Trumbull High's new principal looks forward to getting to work
He’ll have to get used to a longer commute and a much larger student population, but Guilford High School Assistant Principal Marc Guarino said he can’t wait for July 1, when he takes on his new role as principal of Trumbull High School.
“I’m looking forward to every aspect of this community,” Guarino said. “Everything I’ve read and researched has been positive and I know this is a community with high expectations and I will do everything I can to live up those expectations.”
The Board of Education announced Guarino’s hiring last Tuesday. He will be replacing Dr. Robert Tremaglio, who is stepping down as principal and taking a part-time position as director of the Agriscience and Biotechnology Center.
Guarino received his bachelor of arts degree from Stonehill College and his master’s of arts, with additional graduate study in educational leadership, from Sacred Heart University.
Guarino’s 16 years in education started as a social studies teacher in Guilford, where he also lives with his family. He later became Social Studies department chair and has been assistant principal of the high school for the last five years.

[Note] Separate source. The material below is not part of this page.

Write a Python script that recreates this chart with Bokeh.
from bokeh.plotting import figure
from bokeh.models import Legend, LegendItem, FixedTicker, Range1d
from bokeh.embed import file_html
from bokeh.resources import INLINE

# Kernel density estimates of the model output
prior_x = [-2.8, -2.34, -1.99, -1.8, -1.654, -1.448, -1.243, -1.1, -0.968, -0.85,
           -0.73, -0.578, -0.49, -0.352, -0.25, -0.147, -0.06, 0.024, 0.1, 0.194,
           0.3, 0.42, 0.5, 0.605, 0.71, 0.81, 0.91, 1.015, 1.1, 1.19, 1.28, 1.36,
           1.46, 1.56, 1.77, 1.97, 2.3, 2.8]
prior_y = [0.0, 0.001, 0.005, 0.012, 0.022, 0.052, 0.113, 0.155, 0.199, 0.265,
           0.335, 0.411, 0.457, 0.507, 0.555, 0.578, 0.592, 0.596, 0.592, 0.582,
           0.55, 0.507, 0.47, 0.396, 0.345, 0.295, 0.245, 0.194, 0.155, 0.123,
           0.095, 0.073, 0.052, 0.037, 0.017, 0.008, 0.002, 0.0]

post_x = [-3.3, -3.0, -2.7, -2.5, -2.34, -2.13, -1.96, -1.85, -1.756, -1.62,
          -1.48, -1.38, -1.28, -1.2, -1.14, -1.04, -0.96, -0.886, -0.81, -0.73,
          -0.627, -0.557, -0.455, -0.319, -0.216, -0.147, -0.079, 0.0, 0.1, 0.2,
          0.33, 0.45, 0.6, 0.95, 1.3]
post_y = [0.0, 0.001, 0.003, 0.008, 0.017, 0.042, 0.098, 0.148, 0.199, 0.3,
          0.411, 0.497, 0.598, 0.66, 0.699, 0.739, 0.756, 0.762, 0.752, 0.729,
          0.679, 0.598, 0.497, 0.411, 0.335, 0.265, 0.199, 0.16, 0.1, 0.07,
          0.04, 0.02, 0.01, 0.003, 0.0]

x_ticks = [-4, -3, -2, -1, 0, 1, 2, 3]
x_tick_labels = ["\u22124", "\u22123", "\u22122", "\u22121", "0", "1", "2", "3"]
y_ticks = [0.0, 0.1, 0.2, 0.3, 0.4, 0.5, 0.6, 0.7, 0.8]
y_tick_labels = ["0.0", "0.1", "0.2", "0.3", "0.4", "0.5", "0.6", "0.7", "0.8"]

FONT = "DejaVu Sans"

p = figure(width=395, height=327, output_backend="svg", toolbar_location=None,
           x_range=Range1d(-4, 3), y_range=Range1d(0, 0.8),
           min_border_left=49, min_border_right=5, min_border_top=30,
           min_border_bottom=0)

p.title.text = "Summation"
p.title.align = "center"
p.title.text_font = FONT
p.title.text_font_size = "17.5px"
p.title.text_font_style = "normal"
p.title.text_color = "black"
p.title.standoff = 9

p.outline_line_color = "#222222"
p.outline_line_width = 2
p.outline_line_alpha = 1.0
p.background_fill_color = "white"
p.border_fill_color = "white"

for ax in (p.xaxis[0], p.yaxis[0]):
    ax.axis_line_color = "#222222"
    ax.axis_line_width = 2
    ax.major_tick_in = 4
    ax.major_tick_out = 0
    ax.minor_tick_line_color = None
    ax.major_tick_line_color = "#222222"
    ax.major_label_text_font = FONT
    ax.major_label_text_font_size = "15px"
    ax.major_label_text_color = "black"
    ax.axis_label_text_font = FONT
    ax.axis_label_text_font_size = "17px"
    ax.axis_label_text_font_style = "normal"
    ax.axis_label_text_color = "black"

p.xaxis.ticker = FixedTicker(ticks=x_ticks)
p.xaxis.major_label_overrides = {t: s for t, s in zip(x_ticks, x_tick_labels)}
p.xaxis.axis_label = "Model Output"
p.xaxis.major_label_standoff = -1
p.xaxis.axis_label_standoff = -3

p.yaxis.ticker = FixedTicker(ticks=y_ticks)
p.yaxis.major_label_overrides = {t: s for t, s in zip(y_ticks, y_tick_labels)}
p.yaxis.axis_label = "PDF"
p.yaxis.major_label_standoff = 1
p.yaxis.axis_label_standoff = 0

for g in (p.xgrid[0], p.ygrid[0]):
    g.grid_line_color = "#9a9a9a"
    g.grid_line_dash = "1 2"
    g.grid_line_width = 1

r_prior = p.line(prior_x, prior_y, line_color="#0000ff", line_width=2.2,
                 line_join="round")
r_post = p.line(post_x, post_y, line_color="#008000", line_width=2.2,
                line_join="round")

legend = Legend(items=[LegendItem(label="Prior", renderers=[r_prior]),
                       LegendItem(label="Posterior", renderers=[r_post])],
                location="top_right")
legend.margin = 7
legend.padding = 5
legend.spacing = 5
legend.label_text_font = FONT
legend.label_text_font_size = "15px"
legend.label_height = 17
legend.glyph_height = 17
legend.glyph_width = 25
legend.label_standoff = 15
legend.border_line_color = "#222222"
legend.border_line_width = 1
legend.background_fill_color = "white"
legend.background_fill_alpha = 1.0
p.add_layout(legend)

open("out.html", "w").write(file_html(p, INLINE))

Some of his accomplishments in Guilford include adding more advanced placement classes for students and starting Capstone courses. In the last five years he has taken on a number of leadership roles in the Guilford district, including overseeing summer enrichment.

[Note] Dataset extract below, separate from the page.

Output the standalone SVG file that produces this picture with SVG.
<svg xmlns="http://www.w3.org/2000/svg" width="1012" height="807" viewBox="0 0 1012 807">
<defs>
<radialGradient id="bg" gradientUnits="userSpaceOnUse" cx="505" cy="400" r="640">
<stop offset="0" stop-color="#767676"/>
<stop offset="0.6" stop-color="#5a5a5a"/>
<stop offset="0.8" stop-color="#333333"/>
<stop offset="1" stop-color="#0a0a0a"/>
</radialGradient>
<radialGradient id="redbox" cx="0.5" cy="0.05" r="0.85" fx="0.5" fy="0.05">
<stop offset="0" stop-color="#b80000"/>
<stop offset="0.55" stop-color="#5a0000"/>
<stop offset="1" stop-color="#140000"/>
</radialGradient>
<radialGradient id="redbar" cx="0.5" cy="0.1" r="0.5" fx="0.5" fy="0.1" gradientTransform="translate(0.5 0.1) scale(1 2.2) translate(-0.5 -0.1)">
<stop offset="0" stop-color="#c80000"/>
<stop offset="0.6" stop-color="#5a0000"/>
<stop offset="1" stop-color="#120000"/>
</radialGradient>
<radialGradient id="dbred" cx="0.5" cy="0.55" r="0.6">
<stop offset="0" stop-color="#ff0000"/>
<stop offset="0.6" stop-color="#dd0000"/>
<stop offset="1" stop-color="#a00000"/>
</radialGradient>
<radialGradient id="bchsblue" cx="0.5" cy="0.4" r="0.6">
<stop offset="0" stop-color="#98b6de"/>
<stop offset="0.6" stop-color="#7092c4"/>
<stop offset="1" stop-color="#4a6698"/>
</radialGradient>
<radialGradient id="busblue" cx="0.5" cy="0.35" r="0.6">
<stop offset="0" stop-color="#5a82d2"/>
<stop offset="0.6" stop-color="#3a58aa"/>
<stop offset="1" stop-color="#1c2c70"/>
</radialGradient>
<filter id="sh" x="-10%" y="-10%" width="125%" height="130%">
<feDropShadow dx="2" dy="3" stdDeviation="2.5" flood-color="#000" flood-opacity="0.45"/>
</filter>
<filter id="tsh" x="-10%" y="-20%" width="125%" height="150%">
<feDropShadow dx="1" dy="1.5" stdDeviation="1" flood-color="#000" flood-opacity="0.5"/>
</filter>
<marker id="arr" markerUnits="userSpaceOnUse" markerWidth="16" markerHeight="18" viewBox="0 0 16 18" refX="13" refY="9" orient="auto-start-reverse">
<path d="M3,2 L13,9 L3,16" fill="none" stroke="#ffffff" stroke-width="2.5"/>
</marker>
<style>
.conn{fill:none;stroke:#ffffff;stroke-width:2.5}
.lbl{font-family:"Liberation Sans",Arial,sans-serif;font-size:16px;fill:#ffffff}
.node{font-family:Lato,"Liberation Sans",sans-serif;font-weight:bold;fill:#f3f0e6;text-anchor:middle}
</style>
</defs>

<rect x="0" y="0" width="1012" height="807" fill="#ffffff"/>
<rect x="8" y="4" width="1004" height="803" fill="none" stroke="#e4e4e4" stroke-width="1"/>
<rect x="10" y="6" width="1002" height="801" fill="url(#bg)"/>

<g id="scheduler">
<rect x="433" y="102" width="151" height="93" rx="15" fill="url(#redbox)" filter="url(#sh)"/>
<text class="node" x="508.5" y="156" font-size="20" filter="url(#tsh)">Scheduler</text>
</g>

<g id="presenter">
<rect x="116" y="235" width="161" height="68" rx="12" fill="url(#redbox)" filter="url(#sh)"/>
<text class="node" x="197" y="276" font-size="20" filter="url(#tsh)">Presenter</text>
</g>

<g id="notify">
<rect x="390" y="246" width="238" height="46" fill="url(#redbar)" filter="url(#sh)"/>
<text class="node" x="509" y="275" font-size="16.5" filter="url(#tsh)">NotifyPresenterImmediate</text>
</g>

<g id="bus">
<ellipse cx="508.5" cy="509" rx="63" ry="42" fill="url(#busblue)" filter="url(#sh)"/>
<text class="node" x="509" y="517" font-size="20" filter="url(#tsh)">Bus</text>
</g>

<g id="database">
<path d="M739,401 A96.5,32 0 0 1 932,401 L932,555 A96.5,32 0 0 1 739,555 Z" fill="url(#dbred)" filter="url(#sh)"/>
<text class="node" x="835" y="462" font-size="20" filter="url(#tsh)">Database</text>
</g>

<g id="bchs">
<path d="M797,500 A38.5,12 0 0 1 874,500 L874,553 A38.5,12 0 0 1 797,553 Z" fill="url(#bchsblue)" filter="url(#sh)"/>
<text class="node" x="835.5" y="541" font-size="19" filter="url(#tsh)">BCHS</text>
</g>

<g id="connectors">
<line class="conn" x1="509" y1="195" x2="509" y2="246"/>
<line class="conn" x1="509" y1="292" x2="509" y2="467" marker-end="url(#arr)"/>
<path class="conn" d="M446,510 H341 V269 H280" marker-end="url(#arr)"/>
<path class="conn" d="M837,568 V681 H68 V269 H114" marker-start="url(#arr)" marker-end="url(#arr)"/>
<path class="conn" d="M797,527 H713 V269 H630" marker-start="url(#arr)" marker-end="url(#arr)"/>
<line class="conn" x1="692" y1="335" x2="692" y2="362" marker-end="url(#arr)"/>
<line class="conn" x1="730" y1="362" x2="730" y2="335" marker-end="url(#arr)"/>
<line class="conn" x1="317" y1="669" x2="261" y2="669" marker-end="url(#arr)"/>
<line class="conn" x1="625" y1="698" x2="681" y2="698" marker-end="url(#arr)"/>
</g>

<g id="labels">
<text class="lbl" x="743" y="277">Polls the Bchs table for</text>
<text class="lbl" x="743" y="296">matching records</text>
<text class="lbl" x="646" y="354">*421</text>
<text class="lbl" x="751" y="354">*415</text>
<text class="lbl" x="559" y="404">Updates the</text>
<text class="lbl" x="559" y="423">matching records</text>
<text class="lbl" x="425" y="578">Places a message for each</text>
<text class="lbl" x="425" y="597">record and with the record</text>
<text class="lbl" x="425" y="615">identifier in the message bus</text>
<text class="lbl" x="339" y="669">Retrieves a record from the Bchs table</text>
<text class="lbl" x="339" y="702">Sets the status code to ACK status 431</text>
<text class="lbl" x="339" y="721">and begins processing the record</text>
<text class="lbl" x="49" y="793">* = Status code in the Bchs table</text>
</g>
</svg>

Guarino said he was familiar with Trumbull before applying for the job, since Guilford and Trumbull are in the same district reference group.
“It’s an extremely high-performing school district,” Guarino said of Trumbull. “I was very excited for the opportunity to continue my career here.”

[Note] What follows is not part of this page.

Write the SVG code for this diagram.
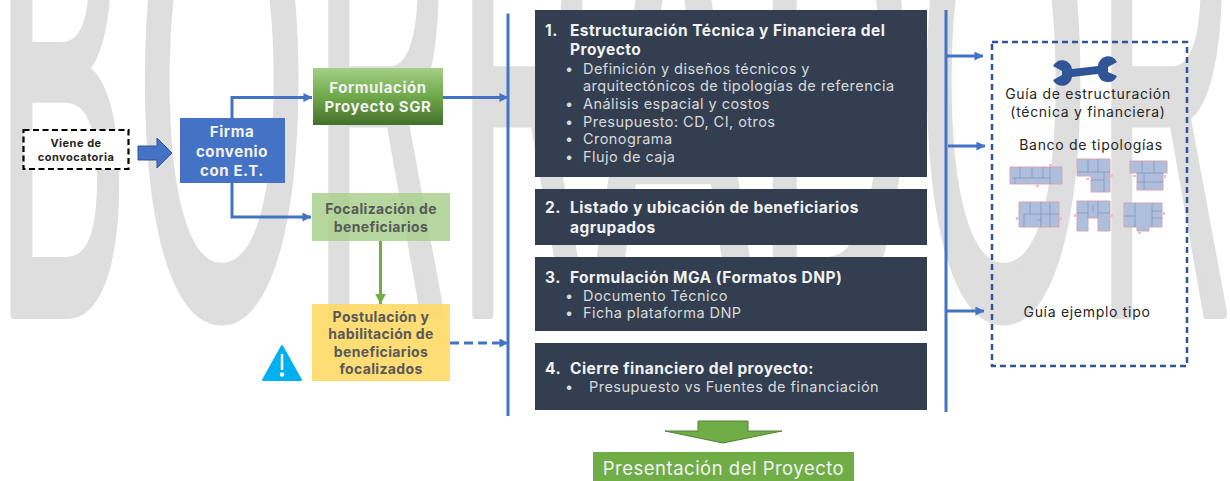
<svg xmlns="http://www.w3.org/2000/svg" width="1230" height="481" viewBox="0 0 1230 481">
<defs>
<linearGradient id="g1" x1="0" y1="0" x2="0" y2="1"><stop offset="0" stop-color="#a4cf85"/><stop offset="0.5" stop-color="#6fa84a"/><stop offset="1" stop-color="#44702c"/></linearGradient>
<marker id="ab" viewBox="0 0 10 10" refX="9.5" refY="5" markerWidth="10" markerHeight="9" markerUnits="userSpaceOnUse" orient="auto"><path d="M0 0L10 5L0 10Z" fill="#4472c4"/></marker>
<marker id="ag" viewBox="0 0 10 10" refX="9.500" refY="5" markerWidth="11" markerHeight="11" markerUnits="userSpaceOnUse" orient="auto"><path d="M0 0L10 5L0 10Z" fill="#70ad47"/></marker>
</defs>
<style>
text{font-family:"Inter","Liberation Sans",sans-serif}
.wm text{font-family:"Liberation Sans",sans-serif;font-size:670px;fill:#dedede;stroke:#dedede;stroke-width:12;stroke-linejoin:round}
.c{fill:none;stroke:#4472c4;stroke-width:3}
.d{fill:#333f50}
.h{font-size:15.5px;font-weight:700;fill:#f2f2f2;letter-spacing:.45px}
.b{font-size:14.5px;fill:#d9d9d9;letter-spacing:.45px}
.n{font-weight:700;text-anchor:middle;font-size:15px;letter-spacing:.6px}
.s{font-size:11px;letter-spacing:.5px;fill:#262626}
.w{fill:#f2f2f2}.g{fill:#595959;font-size:14px;letter-spacing:.35px}
.t{font-size:14px;fill:#262626;text-anchor:middle;letter-spacing:.7px}
.p{fill:#aebfde;stroke:#d9a3ab;stroke-width:1}
.pl{fill:none;stroke:#8395b8;stroke-width:.8}
.pk{fill:#f2b5e2}
</style>
<g id="watermark" class="wm">
<text transform="translate(-4 313) scale(.295 1)">B</text>
<text transform="translate(136.500 313) scale(.327 1)">O</text>
<text transform="translate(314.500 313) scale(.282 1)">R</text>
<text transform="translate(458.500 313) scale(.282 1)">R</text>
<text transform="translate(590 313) scale(.372 1)">A</text>
<text transform="translate(757 313) scale(.322 1)">D</text>
<text transform="translate(918.500 313) scale(.327 1)">O</text>
<text transform="translate(1097.500 313) scale(.282 1)">R</text>
</g>
<g id="connectors">
<path class="c" d="M232 118V97.500H312" marker-end="url(#ab)"/>
<path class="c" d="M232 183V217H311" marker-end="url(#ab)"/>
<path class="c" d="M443 97.500H508" marker-end="url(#ab)"/>
<path d="M380.500 241V304" fill="none" stroke="#70ad47" stroke-width="3" marker-end="url(#ag)"/>
<path class="c" d="M450 343H508" stroke-dasharray="9 5" marker-end="url(#ab)"/>
<path class="c" d="M508 13.500V416"/>
<path class="c" d="M946 10V412"/>
<path class="c" d="M947 56H983" marker-end="url(#ab)"/>
<path class="c" d="M948 146H985" marker-end="url(#ab)"/>
<path class="c" d="M947 311H984" marker-end="url(#ab)"/>
</g>
<g id="viene"><rect x="23.500" y="130" width="105" height="39" fill="#fff" stroke="#000" stroke-width="2.200" stroke-dasharray="6 3.500"/><text class="n s" x="76" y="147">Viene de</text><text class="n s" x="76" y="161">convocatoria</text></g>
<g id="flecha"><path d="M138 146H157V138L172 153L157 168V160H138Z" fill="#4472c4" stroke="#2f5597"/></g>
<g id="firma"><rect x="180" y="118" width="105" height="65" fill="#4472c4"/><text class="n w" x="232" y="137">Firma</text><text class="n w" x="232" y="157">convenio</text><text class="n w" x="232" y="176">con E.T.</text></g>
<g id="formulacion"><rect x="313" y="68" width="130" height="57" fill="url(#g1)"/><text class="n w" x="378" y="93">Formulación</text><text class="n w" x="378" y="112">Proyecto SGR</text></g>
<g id="focalizacion"><rect x="312" y="193" width="138" height="48" fill="#a9d18e" fill-opacity=".85"/><text class="n g" x="381" y="214">Focalización de</text><text class="n g" x="381" y="232">beneficiarios</text></g>
<g id="postulacion"><rect x="312" y="304" width="138" height="77" fill="#ffd966" fill-opacity=".9"/><text class="n g" x="381" y="322">Postulación y</text><text class="n g" x="381" y="339">habilitación de</text><text class="n g" x="381" y="357">beneficiarios</text><text class="n g" x="381" y="374">focalizados</text></g>
<g id="alerta"><path d="M282 346L301 380H263Z" fill="#00b0f0" stroke="#00b0f0" stroke-width="2" stroke-linejoin="round"/><path d="M282 354V370" stroke="#fff" stroke-width="2.500"/><circle cx="282" cy="374.500" r="2.200" fill="#fff"/></g>
<g id="paso1"><rect class="d" x="535" y="10" width="392" height="167"/><text class="h" x="545" y="36">1.</text><text class="h" x="570" y="36">Estructuración Técnica y Financiera del</text><text class="h" x="570" y="55">Proyecto</text>
<text class="b" x="565" y="74">•</text><text class="b" x="583" y="74">Definición y diseños técnicos y</text><text class="b" x="583" y="91">arquitectónicos de tipologías de referencia</text>
<text class="b" x="565" y="109">•</text><text class="b" x="583" y="109">Análisis espacial y costos</text>
<text class="b" x="565" y="127">•</text><text class="b" x="583" y="127">Presupuesto: CD, CI, otros</text>
<text class="b" x="565" y="144">•</text><text class="b" x="583" y="144">Cronograma</text>
<text class="b" x="565" y="162">•</text><text class="b" x="583" y="162">Flujo de caja</text></g>
<g id="paso2"><rect class="d" x="535" y="189" width="392" height="56"/><text class="h" x="545" y="213">2.</text><text class="h" x="570" y="213">Listado y ubicación de beneficiarios</text><text class="h" x="570" y="233">agrupados</text></g>
<g id="paso3"><rect class="d" x="535" y="257" width="392" height="74"/><text class="h" x="545" y="283">3.</text><text class="h" x="570" y="283">Formulación MGA (Formatos DNP)</text><text class="b" x="565" y="301">•</text><text class="b" x="583" y="301">Documento Técnico</text><text class="b" x="565" y="318">•</text><text class="b" x="583" y="318">Ficha plataforma DNP</text></g>
<g id="paso4"><rect class="d" x="535" y="343" width="392" height="67"/><text class="h" x="545" y="374">4.</text><text class="h" x="570" y="374">Cierre financiero del proyecto:</text><text class="b" x="565" y="392">•</text><text class="b" x="589" y="392">Presupuesto vs Fuentes de financiación</text></g>
<g id="flecha-verde"><path d="M698 421H748V431H782L723 443L665 431H698Z" fill="#70ad47" stroke="#548235"/></g>
<g id="presentacion"><rect x="593" y="452" width="261" height="29" fill="#70ad47"/><text x="723.500" y="475" text-anchor="middle" style="font-size:18.500px;letter-spacing:.5px" fill="#f2f2f2">Presentación del Proyecto</text></g>
<g id="recursos"><rect x="992" y="42" width="195" height="324" fill="none" stroke="#2f5597" stroke-width="2.500" stroke-dasharray="6 4"/>
<path d="M1053 66A10 10 0 0 1 1072 69L1098 66A10 10 0 0 1 1117 62L1108 67V72L1117 76A10 10 0 0 1 1098 74L1072 77A10 10 0 0 1 1053 80L1062 75V71Z" fill="#2f5597"/>
<text class="t" x="1088" y="99">Guía de estructuración</text><text class="t" x="1088" y="117">(técnica y financiera)</text><text class="t" x="1091" y="150">Banco de tipologías</text><text class="t" x="1087" y="317">Guía ejemplo tipo</text>
<g id="plantas">
<path class="p" d="M1010 167H1062V184H1010Z"/><path class="pl" d="M1020 167V178M1032 167V178M1043 167V178M1050 167V184M1012 178H1050M1015 178V184"/><rect class="pk" x="1049" y="164" width="3" height="2"/><rect class="pk" x="1036" y="185" width="3" height="2"/>
<path class="p" d="M1077 159H1110V192H1091V176H1077Z"/><path class="pl" d="M1088 159V172M1098 159V172M1077 172H1110M1104 172V192M1091 180H1104"/><rect class="pk" x="1111" y="174" width="2" height="3"/><rect class="pk" x="1086" y="178" width="3" height="2"/>
<path class="p" d="M1130 161H1167V173H1163V190H1137V173H1130Z"/><path class="pl" d="M1142 161V173M1154 161V173M1137 173H1163M1144 173V190M1137 182H1163"/><rect class="pk" x="1133" y="175" width="3" height="2"/><rect class="pk" x="1164" y="175" width="2" height="3"/>
<path class="p" d="M1019 202H1059V227H1019Z"/><path class="pl" d="M1030 202V214M1041 202V227M1050 202V227M1024 214H1059M1024 214V227M1037 220H1041"/><rect class="pk" x="1016" y="217" width="2" height="3"/><rect class="pk" x="1060" y="217" width="2" height="3"/>
<path class="p" d="M1077 201H1110V231H1098V218H1088V231H1077Z"/><path class="pl" d="M1088 201V218M1098 201V218M1077 213H1088M1098 213H1110M1093 205V212"/><rect class="pk" x="1074" y="214" width="2" height="3"/><rect class="pk" x="1111" y="214" width="2" height="3"/>
<path class="p" d="M1124 203H1162V227H1149V231H1137V227H1124Z"/><path class="pl" d="M1135 203V227M1152 203V227M1152 211H1162M1124 216H1135M1152 218H1162"/><rect class="pk" x="1163" y="212" width="2" height="3"/><rect class="pk" x="1138" y="232" width="3" height="2"/>
</g></g>
</svg>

Guarino was interviewed by a committee that included district staff, student body, parents and community members. The district said Guarino impressed the committee in the interview process.
The biggest difference between Guilford and Trumbull is the size, Guarino said. He is going from a student body of less than 1,100 to one of about 2,200 students.
“I see it as a really positive thing,” Guarino said of the larger population. “You have more resources and more opportunities for students to get engaged at a larger school.”
Guarino said he is eager to talk with staff, students, parents and the community in the future and set more specific goals for moving the district forward.
“The overall goal I have is that we really focus on all students,” he said. “Figuring out what can we do to move every kid forward.”
Guarino and his wife, who is a teacher in Guilford, have three children, a 13-year-old, 11-year-old and a three-year-old.
“Education is how I live my life, it’s not just a job I do and then shut off at the end of the day,” Guarino said. “I will commit myself 110, 120% to make the school as successful as it can be.”